I hope you enjoyed the letter I received from the Queen of England in yesterday's blog. I do hope that the Queen can find the time to make it here to mow for me. I was very honored that she offered me the position of professor of agriculture at Cambridge. I will have to decline the offer because it rains a lot there, and I don't want to have to smell wet humans. All us dogs know that rain is Mother Nature's way of giving a dog a shower. I know Great Britain is a nice country, but I prefer a country that has less rain and more snow.
I got to thinking that if the Queen could use some extra money, the Pope could probably use some extra money too. After all, the church actually passes around a collection plate because they need money so much. Very much like the guy on the street who plays the guitar for extra cash, I have to assume that is why the church has the music and everything--it is the entertainment that they ask the humans to pay for. I'm not sure if I am supposed to refer to him as Mr. Pope or His Popeness, but if you are reading this, Mr. Pope, I have a business plan all set up for you. If it takes off, you might need to hire some people, but you can start it on your own. It is a septic tank cleaning business. Before you know it, you might not need those collection plates anymore, and you won't have to depend on the generosity of others. By the way, I'm also thinking of an edition of collector collection plates....I think I am the first to think of that-featuring different popes maybe wearing swim suits. In fact, a calendar of past popes would be a good seller. One pope can dress as a lifeguard, one a fireman, one in a business suit--you get the idea.

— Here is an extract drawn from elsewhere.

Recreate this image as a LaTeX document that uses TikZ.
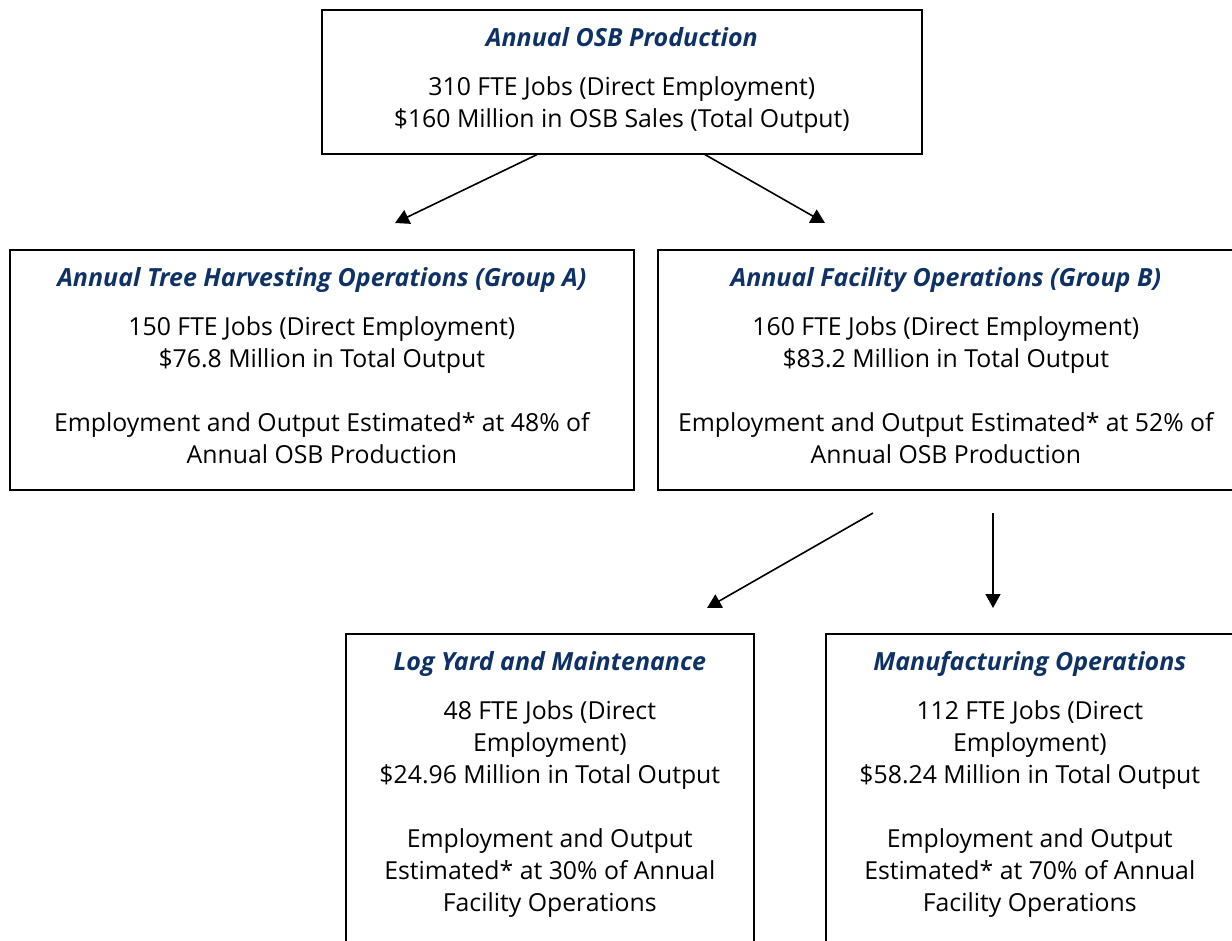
\documentclass[tikz,border=0pt]{standalone}
\usepackage{fontspec}
\setmainfont{Open Sans}
\usetikzlibrary{positioning,arrows.meta}
\definecolor{titleblue}{RGB}{14,50,102}
\newcommand{\boxtitle}[1]{{\fontsize{25}{32}\selectfont\color{titleblue}\bfseries\itshape #1}\\[17pt]}

\begin{document}
\begin{tikzpicture}[x=1pt,y=-1pt,
  frame/.style={draw,line width=1.6pt,inner sep=0pt,anchor=north west},
  body/.style={align=center,inner sep=0pt,font=\fontsize{24.8}{32}\selectfont},
  flow/.style={-{Triangle[length=14pt,width=15pt]},line width=1.6pt}]
  \useasboundingbox (0,0) rectangle (1232,941);
  \clip (0,0) rectangle (1232,941);
  % The boxes
  \node[frame,minimum width=600pt,minimum height=144pt] (osb) at (321,9) {};
  \node[frame,minimum width=624pt,minimum height=240pt] (harvest) at (9,249) {};
  \node[frame,minimum width=576pt,minimum height=240pt] (facility) at (657,249) {};
  \node[frame,minimum width=408pt,minimum height=400pt] (logyard) at (345,633) {};
  \node[frame,minimum width=408pt,minimum height=400pt] (manuf) at (825,633) {};
  % The texts
  \node[body,below=18pt of osb.north] (osbtext)
    {\boxtitle{Annual OSB Production}
     310 FTE Jobs (Direct Employment)\\
     \$160 Million in OSB Sales (Total Output)};
  \node[body,below=18pt of harvest.north] (harvesttext)
    {\boxtitle{Annual Tree Harvesting Operations (Group A)}
     150 FTE Jobs (Direct Employment)\\
     \$76.8 Million in Total Output\\[32pt]
     Employment and Output Estimated* at 48\% of\\
     Annual OSB Production};
  \node[body,below=18pt of facility.north] (facilitytext)
    {\boxtitle{Annual Facility Operations (Group B)}
     160 FTE Jobs (Direct Employment)\\
     \$83.2 Million in Total Output\\[32pt]
     Employment and Output Estimated* at 52\% of\\
     Annual OSB Production};
  \node[body,below=18pt of logyard.north] (logyardtext)
    {\boxtitle{Log Yard and Maintenance}
     48 FTE Jobs (Direct\\
     Employment)\\
     \$24.96 Million in Total Output\\[32pt]
     Employment and Output\\
     Estimated* at 30\% of Annual\\
     Facility Operations};
  \node[body,below=18pt of manuf.north] (manuftext)
    {\boxtitle{Manufacturing Operations}
     112 FTE Jobs (Direct\\
     Employment)\\
     \$58.24 Million in Total Output\\[32pt]
     Employment and Output\\
     Estimated* at 70\% of Annual\\
     Facility Operations};
  % The arrows
  \coordinate (tipA) at (395,223);
  \coordinate (tipB) at (825,223);
  \coordinate (fromB1) at (873,513);
  \coordinate (fromB2) at (993,513);
  \coordinate (tipLog) at (707,608);
  \coordinate (tipMan) at (993,608);
  \draw[flow] ([xshift=216pt]osb.south west) -- (tipA);
  \draw[flow] ([xshift=384pt]osb.south west) -- (tipB);
  \draw[flow] (fromB1) -- (tipLog);
  \draw[flow] (fromB2) -- (tipMan);
\end{tikzpicture}
\end{document}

I am thinking of hiring some body guards. Yes, Demon Flash Bandit has become so popular on the Internet that hiring bodyguards would be a good idea. You can never be too careful. Sure, I can take care of myself, but a dog likes to take a nap, and super villains love to take advantage of the good guy when he is taking a nap. I was perusing the cereal aisle of my local supermarket for possible candidates for the job. Candidates include, Capt. Crunch because of his military experience, Count Chocula because it takes a villain to fight a villain, Boo Berry because he has the boos so bad and needs the work, Tony the Tiger because he is g-r-e-a-t, and Mr. T although I'm quite sure the store should update their stock. Snap, Crackle, and Pop are out of the question because I am not issuing 3 paychecks for those dudes. I know Count Chocula might be busy thanks to the popularity of vampires due to that Twilight movie franchise. Have you heard the girls talking about being on Team Chocula? I've even read it on the tshirts. By the way, if this dog had to support a team from Twilight, Team Chocula has my vote. On the other paw, I might even hire someone from the royal family since I'm such a good pal of the Queen, I could hire Charles because with those ears, no one could sneak up on him.
Thanks to my blog about helping the Queen come up with more money, I got a call from Bo Obama (first dog) asking me to come to the White House to fix things for the United States. That is how it always works out--if you want a solution to a big problem, call in a dog. I will share my brilliant ideas for the U.S. economy in an upcoming blog. Hey, I don't get paid to write this blog, and a dog's time is valuable. I could be napping. One final word to the Queen: Queen Lady, the grass isn't getting any shorter!